AfD co-leader Tino Chrupalla told delegates that “polls aren't results” and they should view recent surveys with “humility.” But he pointed to his party's prospects of winning three state elections in eastern regions next year, and said that “we could take on government responsibility.”
The first AfD candidates recently won elections in eastern Germany to lead a county administration and become the full-time mayor of a municipality.
Chrupalla mocked Merz, who recently described his conservative bloc as an “alternative for Germany with substance.” He said that “we are the original," and argued that Merz has recognized “it was wrong to put up a firewall against our party."
“I call on all patriots in the CDU: tear down this ... wall,” he said.
Chrupalla spent large parts of his speech assailing the environmentalist Green party, part of the center-left coalition of Chancellor Olaf Scholz, and also underlined his party's opposition to weapons deliveries to Ukraine and sanctions against Russia.

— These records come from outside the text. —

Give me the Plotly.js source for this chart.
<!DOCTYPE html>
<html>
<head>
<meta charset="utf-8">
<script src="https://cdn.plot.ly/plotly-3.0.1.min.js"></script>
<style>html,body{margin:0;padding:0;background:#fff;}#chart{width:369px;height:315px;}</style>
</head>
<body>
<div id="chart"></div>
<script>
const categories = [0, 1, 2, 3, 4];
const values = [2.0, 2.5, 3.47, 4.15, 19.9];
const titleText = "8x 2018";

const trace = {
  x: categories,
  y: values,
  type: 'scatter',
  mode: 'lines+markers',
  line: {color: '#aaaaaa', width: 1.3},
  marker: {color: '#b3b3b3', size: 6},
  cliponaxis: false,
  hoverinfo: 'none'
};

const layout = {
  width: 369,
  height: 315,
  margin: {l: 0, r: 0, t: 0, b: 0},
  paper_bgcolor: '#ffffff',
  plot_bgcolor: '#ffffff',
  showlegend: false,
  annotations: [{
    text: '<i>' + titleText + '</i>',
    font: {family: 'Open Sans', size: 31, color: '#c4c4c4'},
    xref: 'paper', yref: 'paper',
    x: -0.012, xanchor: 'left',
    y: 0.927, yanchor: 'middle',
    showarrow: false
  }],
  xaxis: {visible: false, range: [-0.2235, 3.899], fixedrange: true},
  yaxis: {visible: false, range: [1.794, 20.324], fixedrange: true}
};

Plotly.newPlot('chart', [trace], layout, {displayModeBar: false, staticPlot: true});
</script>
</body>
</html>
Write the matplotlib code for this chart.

He asserted that today's European Union is “responsible for a disastrous migration policy, with sanctions policies that are harmful to the economy.”
The AfD convention will, probably several days in, address the party's position on the EU and whether Germany should leave. The party's other co-leader, Alice Weidel, told ZDF television Friday that it favors a dismantling of EU areas of responsibility, but didn't specify whether the bloc should be dissolved.